Consider the C code a = a = a
. There\'s no sequence point for assignment, so this code produces a warning when compiling about an undefined operation on a
The C standard does not have a rule that says “If the behavior would be ambiguous, then the behavior is undefined.” The actual rule in C 1999 at issue says “Between the previous and next sequence point an object shall have its stored value modified at most once by the evaluation of an expression. Furthermore, the prior value shall be read only to determine the value to be stored.”
Your code violates this rule: It modifies the value of a
. (The note at 3.1 3 says that “Modify” includes the case where the new value being stored is the same as the previous value.)
So that is it. It does not matter whether you can figure out an unambiguous interpretation for this code. It only matters that it violated the rule. Because it violated the rule, the behavior is undefined.

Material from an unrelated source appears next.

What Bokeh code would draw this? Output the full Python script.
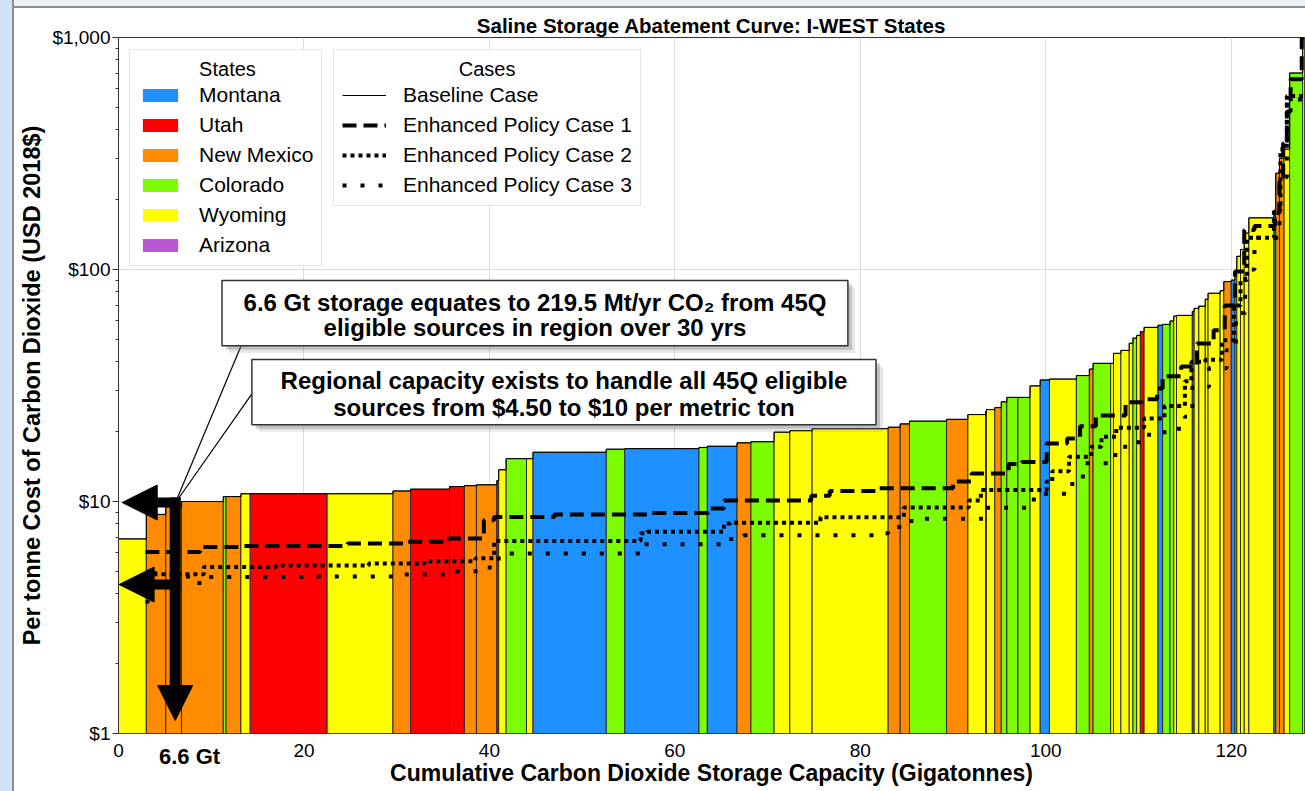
import numpy as np
from bokeh.plotting import figure
from bokeh.models import (Range1d, FixedTicker, NumeralTickFormatter, Legend, LegendItem,
                          Arrow, NormalHead, BoxAnnotation, Label, ColumnDataSource, LinearAxis)
from bokeh.embed import file_html
from bokeh.resources import INLINE

FONT = "Liberation Sans"

# ---------------- data ----------------
STATES = ["Montana", "Utah", "New Mexico", "Colorado", "Wyoming", "Arizona"]
STATE_CODES = ["MT", "UT", "NM", "CO", "WY", "AZ"]
STATE_COLORS = ["#1E90FF", "#FF0000", "#FF8C00", "#7CFC00", "#FFFF00", "#BA55D3"]

# storage capacity of each saline formation (Gt), in cost order
CAPACITY_GT = [3.0, 2.1, 1.7, 4.5, 0.3, 1.6, 1.0, 8.3, 7.1, 1.9, 4.2, 1.6, 1.3, 2.2, 0.2,
               0.8, 2.2, 0.7, 7.9, 2.0, 8.0, 0.9, 3.2, 1.5, 2.5, 1.7, 2.4, 8.2, 1.3, 1.0,
               4.0, 2.3, 1.9, 0.1, 0.9, 0.7, 0.6, 1.2, 1.3, 1.1, 1.0, 2.9, 1.4, 0.4, 1.9,
               0.3, 0.8, 0.9, 0.4, 0.4, 0.4, 0.4, 1.5, 0.5, 0.8, 0.4, 0.3, 1.7, 0.2, 0.5,
               0.7, 0.3, 1.3, 0.4, 0.8, 0.4, 0.2, 0.4, 0.4, 0.5, 2.7, 0.2, 0.4, 0.5, 0.6,
               1.4, 0.2]
# baseline storage cost ($/t CO2, USD 2018)
COST_USD = [6.9, 8.8, 9.5, 10.0, 10.5, 10.5, 10.8, 10.8, 10.8, 11.1, 11.3, 11.6, 11.7, 11.8, 12.3,
            13.7, 15.3, 15.3, 16.3, 16.8, 16.9, 17.1, 17.3, 17.9, 18.1, 19.9, 20.2, 20.6, 20.9, 21.6,
            22.2, 22.6, 23.7, 24.4, 24.9, 25.4, 26.9, 28.1, 28.1, 31.5, 33.4, 33.7, 34.9, 37.2, 39.4,
            39.4, 43.5, 44.8, 48.1, 50.6, 52.0, 54.0, 56.3, 57.5, 58.0, 60.0, 63.0, 63.4, 66.0, 68.0,
            69.5, 74.5, 79.0, 81.0, 88.7, 90.0, 98.0, 114.0, 122.0, 143.5, 167.0, 180.0, 260.0, 302.0, 330.0,
            703.0, 1000.0]
BAR_STATE = ["WY", "NM", "NM", "NM", "CO", "NM", "WY", "UT", "WY", "NM", "UT", "UT", "NM", "NM", "UT",
             "WY", "CO", "WY", "MT", "CO", "MT", "CO", "MT", "NM", "CO", "WY", "WY", "WY", "NM", "NM",
             "CO", "NM", "WY", "MT", "WY", "NM", "CO", "CO", "CO", "WY", "MT", "WY", "CO", "NM", "CO",
             "WY", "WY", "WY", "WY", "CO", "WY", "UT", "WY", "MT", "CO", "CO", "WY", "WY", "MT", "WY",
             "WY", "WY", "WY", "WY", "NM", "MT", "CO", "WY", "WY", "WY", "WY", "MT", "NM", "NM", "WY",
             "CO", "WY"]

CASE1_X = [2.9, 8.8, 13.5, 24.7, 31.1, 35.4, 39.4, 40.5, 47.0, 57.0, 63.6, 65.3, 74.7, 76.7, 82.0,
           90.0, 92.0, 96.0, 97.4, 100.1, 102.3, 103.7, 105.4, 108.6, 110.4, 112.0, 112.6, 114.6,
           116.3, 118.1, 119.3, 120.4, 121.4, 122.5, 124.7, 125.2, 125.6, 126.0, 126.4, 127.6, 127.9]
CASE1_Y = [6.06, 6.37, 6.43, 6.59, 6.70, 6.92, 8.3, 8.58, 8.79, 8.93, 9.33, 10.1, 10.6, 11.1, 11.4,
           12.2, 13.2, 14.5, 14.8, 17.8, 18.7, 21.1, 23.5, 26.8, 27.6, 30.7, 34.7, 38.2,
           48.0, 54.7, 70.0, 98.0, 148.0, 154.0, 175.0, 250.0, 350.0, 480.0, 660.0, 1000.0, 1000.0]

CASE2_X = [2.9, 9.2, 17.0, 27.0, 33.0, 38.5, 40.5, 56.3, 57.0, 65.3, 66.0, 75.7, 84.7, 91.7, 93.0,
           100.1, 100.7, 102.5, 104.9, 106.0, 107.6, 110.6, 112.8, 115.0, 115.7, 117.2, 119.0, 120.3,
           121.0, 121.7, 124.6, 125.3, 126.0, 127.9]
CASE2_Y = [4.86, 5.22, 5.3, 5.4, 5.53, 5.7, 6.75, 7.3, 7.4, 8.03, 8.09, 8.55, 9.42, 10.1, 11.2,
           12.2, 13.5, 15.6, 17.2, 19.0, 20.8, 22.8, 25.8, 33.0, 40.0, 40.8, 49.6, 70.0,
           90.0, 137.0, 180.0, 330.0, 560.0, 560.0]

CASE3_X = [2.9, 3.2, 7.5, 9.2, 20.0, 30.0, 36.0, 39.4, 41.0, 56.5, 65.8, 67.4, 81.8, 83.0, 85.5,
           93.5, 98.3, 99.7, 102.3, 104.0, 107.5, 110.0, 112.8, 115.0, 115.8, 117.6, 119.5, 120.5,
           121.5, 122.5, 125.2, 126.0, 127.9]
CASE3_Y = [3.7, 4.9, 4.45, 4.73, 4.75, 4.85, 5.0, 5.2, 5.97, 6.54, 6.9, 7.16, 7.3, 7.77, 8.43,
           9.4, 10.2, 10.8, 11.9, 14.6, 17.2, 19.4, 20.6, 23.2, 31.2, 37.5, 45.0, 65.0,
           100.0, 137.0, 250.0, 540.0, 540.0]

X_TICKS = [0, 20, 40, 60, 80, 100, 120]
Y_TICKS = [1, 10, 100, 1000]
MARK_GT = 7.66          # position of the "6.6 Gt" label on the axis
MARK_LABEL = "6.6 Gt"

# ---------------- geometry helpers (for annotations only) ----------------
X_MAX = 127.9
FRAME_L, FRAME_R, FRAME_T, FRAME_B = 118, 1304, 37, 733
def px_x(px):
    return (px - FRAME_L) * X_MAX / (FRAME_R - FRAME_L)
def px_y(py):
    return 10 ** ((FRAME_B - py) / ((FRAME_B - FRAME_T) / 3.0))

# ---------------- figure ----------------
p = figure(width=1305, height=791, x_range=Range1d(0, X_MAX), y_range=Range1d(1, 1000),
           y_axis_type="log", output_backend="svg", toolbar_location=None,
           min_border_left=FRAME_L, min_border_right=1305 - FRAME_R, min_border_top=FRAME_T,
           min_border_bottom=791 - FRAME_B)
p.background_fill_color = "white"
p.border_fill_color = "white"
p.border_fill_alpha = 0
p.styles = {"background": ("linear-gradient(to right, #d2e2f6 0px, #d2e2f6 12px, #8c8c8c 12px, "
                           "#8c8c8c 14px, rgba(0,0,0,0) 14px), "
                           "linear-gradient(to bottom, #eef3fa 0px, #eef3fa 6px, #8c8c8c 6px, "
                           "#8c8c8c 8px, #ffffff 8px)")}
p.outline_line_color = "#333333"
p.outline_line_width = 1

p.title.text = "Saline Storage Abatement Curve: I-WEST States"
p.title.align = "center"
p.title.text_font = FONT
p.title.text_font_size = "20.5px"
p.title.text_font_style = "bold"
p.title.text_color = "black"
p.title.standoff = 2

main_x = p.below[0]
main_y = p.left[0]

xt = FixedTicker(ticks=X_TICKS)
minor_y = [m * d for d in (1, 10, 100) for m in range(2, 10)]
yt = FixedTicker(ticks=Y_TICKS, minor_ticks=minor_y)
main_x.ticker = xt
main_y.ticker = yt
p.xgrid.ticker = xt
p.ygrid.ticker = yt
main_y.formatter = NumeralTickFormatter(format="$0,0")

for ax in (main_x, main_y):
    ax.major_label_text_font = FONT
    ax.major_label_text_font_size = "19px"
    ax.major_label_text_color = "black"
    ax.axis_label_text_font = FONT
    ax.axis_label_text_font_style = "bold"
    ax.axis_label_text_color = "black"
    ax.axis_line_color = "#333333"
    ax.major_tick_line_color = "#333333"
    ax.minor_tick_line_color = "#333333"
    ax.major_tick_in = 0
    ax.minor_tick_in = 0

main_x.axis_label = "Cumulative Carbon Dioxide Storage Capacity (Gigatonnes)"
main_x.axis_label_text_font_size = "23px"
main_x.axis_line_color = None          # the frame outline draws the bottom edge
main_x.major_tick_out = 0
main_x.minor_tick_out = 0
main_x.axis_label_standoff = 0

main_y.axis_label = "Per tonne Cost of Carbon Dioxide (USD 2018$)"
main_y.axis_label_text_font_size = "23.5px"
main_y.major_tick_out = 6
main_y.minor_tick_out = 3
main_y.major_label_standoff = 2
main_y.axis_label_standoff = 4

p.xgrid.grid_line_color = "#dcdcdc"
p.ygrid.grid_line_color = "#dcdcdc"

# extra axis (closest to the frame) carrying only the bold "6.6 Gt" mark;
# the main x axis is then pulled back up so its labels sit in the same row
MARK_STANDOFF = 10
mark_axis = LinearAxis(ticker=FixedTicker(ticks=[MARK_GT]),
                       major_label_overrides={MARK_GT: MARK_LABEL},
                       axis_line_color=None, major_tick_line_color=None,
                       minor_tick_line_color=None, major_tick_out=0, minor_tick_out=0,
                       major_label_standoff=MARK_STANDOFF, major_label_text_font=FONT,
                       major_label_text_font_style="bold", major_label_text_font_size="22px",
                       major_label_text_color="black")
p.add_layout(mark_axis, "below")
p.below = [mark_axis, main_x]
main_x.major_label_standoff = -28

# ---------------- bars ----------------
color_of = dict(zip(STATE_CODES, STATE_COLORS))
lefts, rights = [], []
acc = 0.0
for w in CAPACITY_GT:
    lefts.append(acc)
    acc += w
    rights.append(acc)
src = ColumnDataSource(dict(left=lefts, right=rights, top=COST_USD, bottom=[1] * len(COST_USD),
                            color=[color_of[s] for s in BAR_STATE]))
p.quad(left="left", right="right", top="top", bottom="bottom", fill_color="color",
       line_color="#2a2a2a", line_width=1, source=src)

# legend-only renderers for the States legend (a single NaN row: nothing drawn in the plot)
nan = np.array([np.nan])
state_items = []
for name, col in zip(STATES, STATE_COLORS):
    r = p.quad(left=nan, right=nan, top=nan, bottom=nan, fill_color=col, line_color=None)
    state_items.append(LegendItem(label=name, renderers=[r]))

# ---------------- case lines ----------------
r_base = p.step(x=lefts + [rights[-1]], y=COST_USD + [COST_USD[-1]], mode="after",
                line_color="black", line_width=1)
r_c1 = p.step(x=CASE1_X, y=CASE1_Y, mode="after", line_color="black", line_width=4,
              line_dash="14 7")
r_c2 = p.step(x=CASE2_X, y=CASE2_Y, mode="after", line_color="black", line_width=4,
              line_dash="4 4")
r_c3 = p.step(x=CASE3_X, y=CASE3_Y, mode="after", line_color="black", line_width=4,
              line_dash="4 14")

# ---------------- callouts ----------------
p.segment(x0=[px_x(176.7), px_x(178.0)], y0=[px_y(498), px_y(498)],
          x1=[px_x(240.3), px_x(251.4)], y1=[px_y(346), px_y(393.3)],
          line_color="black", line_width=1.2)

head = dict(size=35, fill_color="black", line_color="black", line_width=1)
p.add_layout(Arrow(end=NormalHead(**head), x_start=px_x(174.7), y_start=px_y(497),
                   x_end=px_x(174.7), y_end=px_y(720), line_color="black", line_width=11))
p.add_layout(Arrow(end=NormalHead(**head), x_start=px_x(180), y_start=px_y(502),
                   x_end=px_x(121.7), y_end=px_y(502), line_color="black", line_width=10))
p.add_layout(Arrow(end=NormalHead(**head), x_start=px_x(180), y_start=px_y(584),
                   x_end=px_x(118.6), y_end=px_y(584), line_color="black", line_width=10))

def callout(l, r, t, b, lines, ys, cx):
    for off, a in ((7, 0.18), (4, 0.35)):
        p.add_layout(BoxAnnotation(left=px_x(l + off), right=px_x(r + off), top=px_y(t + off),
                                   bottom=px_y(b + off), fill_color="#777777", fill_alpha=a,
                                   line_color=None))
    p.add_layout(BoxAnnotation(left=px_x(l), right=px_x(r), top=px_y(t), bottom=px_y(b),
                               fill_color="white", fill_alpha=1, line_color="#333333",
                               line_alpha=1, line_width=1.5))
    for txt, y in zip(lines, ys):
        p.add_layout(Label(x=px_x(cx), y=px_y(y), text=txt, text_align="center",
                           text_baseline="middle", text_font=FONT, text_font_style="bold",
                           text_font_size="24px", text_color="black"))

callout(221.5, 847.4, 280, 345.3,
        ["6.6 Gt storage equates to 219.5 Mt/yr CO\u2082 from 45Q",
         "eligible sources in region over 30 yrs"], [301.7, 327.3], 534.5)
callout(251.4, 875.5, 359, 424.3,
        ["Regional capacity exists to handle all 45Q eligible",
         "sources from $4.50 to $10 per metric ton"], [380, 406.7], 563.5)

# ---------------- legends ----------------
NB = "\u00a0"
def style_legend(lg):
    lg.padding = 8
    lg.spacing = 6
    lg.margin = 0
    lg.glyph_width = 44
    lg.glyph_height = 16
    lg.label_standoff = 17
    lg.label_height = 21
    lg.label_text_font = FONT
    lg.label_text_font_size = "21px"
    lg.label_text_color = "black"
    lg.title_text_font = FONT
    lg.title_text_font_size = "20px"
    lg.title_text_font_style = "normal"
    lg.title_text_color = "black"
    lg.title_standoff = 2
    lg.border_line_color = "#cccccc"
    lg.border_line_width = 1
    lg.background_fill_color = "white"
    lg.background_fill_alpha = 1

leg1 = Legend(items=state_items, location=(11, 467), title=NB * 11 + "States")
style_legend(leg1)
leg2 = Legend(items=[LegendItem(label="Baseline Case", renderers=[r_base]),
                     LegendItem(label="Enhanced Policy Case 1", renderers=[r_c1]),
                     LegendItem(label="Enhanced Policy Case 2", renderers=[r_c2]),
                     LegendItem(label="Enhanced Policy Case 3", renderers=[r_c3])],
              location=(215, 527), title=NB * 21 + "Cases")
style_legend(leg2)
p.add_layout(leg1)
p.add_layout(leg2)

open("out.html", "w").write(file_html(p, INLINE))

In C 2011, the rule is stated in a more technical way. 6.5 2 says “If a side effect on a scalar object is unsequenced relative to either a different side effect on the same scalar object or a value computation using the value of the same scalar object, the behavior is undefined. If there are multiple allowable orderings of the subexpressions of an expression, the behavior is undefined if such an unsequenced side effect occurs in any of the orderings.” When the assignment operator stores a value in an object, that is actually a side effect. (The main effect is that it evaluates to the value that is stored.) So this rule in C 2011 says largely the same thing as the C 1999 rule: You may not have two side effects on the same object.